Fear

Teresa Lo
chifan103@gmail.com

The first time I learned the word “unique” was from a grade eighth religion teacher. She said we are made in the image of God, and that makes us unique. Ever since that revealing lesson, I have been wondering how I could meet this unique “me” in the journey of life.

The outer journey has been as challenging as the inner one. The circumstances that seemed to go contrary to my wish are often the best tools in remaking my inner self. The faces I so feared and disliked tuned out to be God’s countenance revealed to me.

I was buying food at a small restaurant during lunch. A slender old lady came in with her maid. I recognized who she was. Should I call her? I paused. She might have forgotten me, having had disconnected for twenty years. After a moment of hesitation, I called out to her name. She turned towards me, with a quizzical expression on her face. I told her my name again – for the first time in these twenty years. She smiled, clutched my hand tight and said a few words in a kind of closeness I had not anticipated.

“She’s now 90 years old,” said the lady selling food to me. “She often comes here to buy food.” She used to be a towering woman who exuded power and authority. By now what I saw in her was a frail old woman, though carrying the same thick eyebrows in their framing of her dark, penetrating eyes.
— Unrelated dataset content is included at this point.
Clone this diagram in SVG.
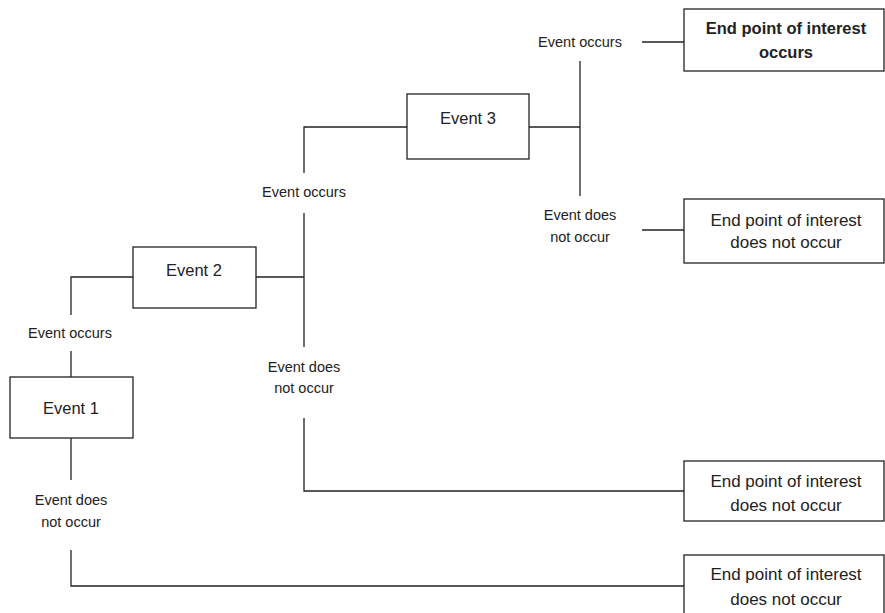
<svg xmlns="http://www.w3.org/2000/svg" width="885" height="613" viewBox="0 0 885 613">
<style>
.box{fill:#fff;stroke:#222;stroke-width:1.3}
.ln{fill:none;stroke:#222;stroke-width:1.3}
text{font-family:"Liberation Sans",Arial,sans-serif;fill:#222;text-anchor:middle;dominant-baseline:central}
.ev{font-size:16.5px}
.lb{font-size:14.5px}
.ep{font-size:17px}
.b{font-weight:bold;font-size:16.5px}
</style>
<rect width="885" height="613" fill="#fff"/>
<g id="connectors">
<polyline class="ln" points="71,315 71,277 133,277"/>
<line class="ln" x1="71" y1="351" x2="71" y2="377"/>
<line class="ln" x1="71" y1="438" x2="71" y2="480"/>
<polyline class="ln" points="71,550 71,586 684,586"/>
<line class="ln" x1="256" y1="277" x2="304" y2="277"/>
<polyline class="ln" points="304,173 304,127 407,127"/>
<line class="ln" x1="304" y1="213" x2="304" y2="347"/>
<polyline class="ln" points="304,418 304,491 684,491"/>
<line class="ln" x1="529" y1="127" x2="580" y2="127"/>
<line class="ln" x1="580" y1="61" x2="580" y2="196"/>
<line class="ln" x1="642" y1="42" x2="684" y2="42"/>
<line class="ln" x1="642" y1="230" x2="684" y2="230"/>
</g>
<g id="labels">
<text class="lb" x="70" y="333">Event occurs</text>
<text class="lb" x="71" y="500">Event does</text>
<text class="lb" x="71" y="522">not occur</text>
<text class="lb" x="304" y="192">Event occurs</text>
<text class="lb" x="304" y="367">Event does</text>
<text class="lb" x="304" y="388">not occur</text>
<text class="lb" x="580" y="42">Event occurs</text>
<text class="lb" x="580" y="215">Event does</text>
<text class="lb" x="580" y="237">not occur</text>
</g>
<g id="event1"><rect class="box" x="10" y="377" width="123" height="61"/><text class="ev" x="71" y="408">Event 1</text></g>
<g id="event2"><rect class="box" x="133" y="247" width="123" height="61"/><text class="ev" x="194" y="270">Event 2</text></g>
<g id="event3"><rect class="box" x="407" y="94" width="122" height="65"/><text class="ev" x="468" y="118">Event 3</text></g>
<g id="end1"><rect class="box" x="684" y="9" width="200" height="62"/><text class="b" x="786" y="28">End point of interest</text><text class="b" x="786" y="52">occurs</text></g>
<g id="end2"><rect class="box" x="684" y="199" width="200" height="64"/><text class="ep" x="786" y="220">End point of interest</text><text class="ep" x="786" y="242">does not occur</text></g>
<g id="end3"><rect class="box" x="684" y="461" width="200" height="60"/><text class="ep" x="786" y="481">End point of interest</text><text class="ep" x="786" y="505">does not occur</text></g>
<g id="end4"><rect class="box" x="684" y="555" width="200" height="70"/><text class="ep" x="786" y="574">End point of interest</text><text class="ep" x="786" y="599">does not occur</text></g>
</svg>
There was a fear I had had about her since small: fear in what she said, in what she did and in how she looked at me. In that fleeting encounter I knew the fear I once had was gone.
I did spend a lot of time in conquering fear, as if I was trudging towards the Promised Land with the enslaved Israelites. To win the war, one needs to fight at full blast. “Then comes the proclamation of the kingdom of God and this is the time for everyone to conquer it” (Luke 16:16).

This perpetual fear, with every side of it shrouded in darkness, paradoxically impelled me to seek God’s kingdom and salvation in a way that has been overwhelmingly desperate.
But it is through my repeated desperate attempts in seeking this merciful God that He brings me to Himself – to see His face. He gave me the people that make me panic, yet, in each moment of reflection, I began to appreciate these gifts of persons in all of which were hidden the countenance of God.

Were difficult people and difficult moments meant as gifts from heaven, how foolish of me to skip over them if the ultimate aim is to grow to be a mature and unique me.
On the road to maturity, the experiences of St. Francis of Assisi create one bright beam of light, more than enough to dispel my fear.

Francis had long detested the lepers, but on the urge of the Holy Spirit, he approached a leper, embraced him and kissed him. Since then he began to fall deeper and deeper in love with the Christ he met in the leper and in all those other servants who were really Christ: the poor, the marginal, the weak, the infirm, the powerless. He let go of his own ego, surrendering himself to a love which brings him new life.

Christ is the only one to be modeled, and through Him, with Him and in Him, I can discover the person God created me to be.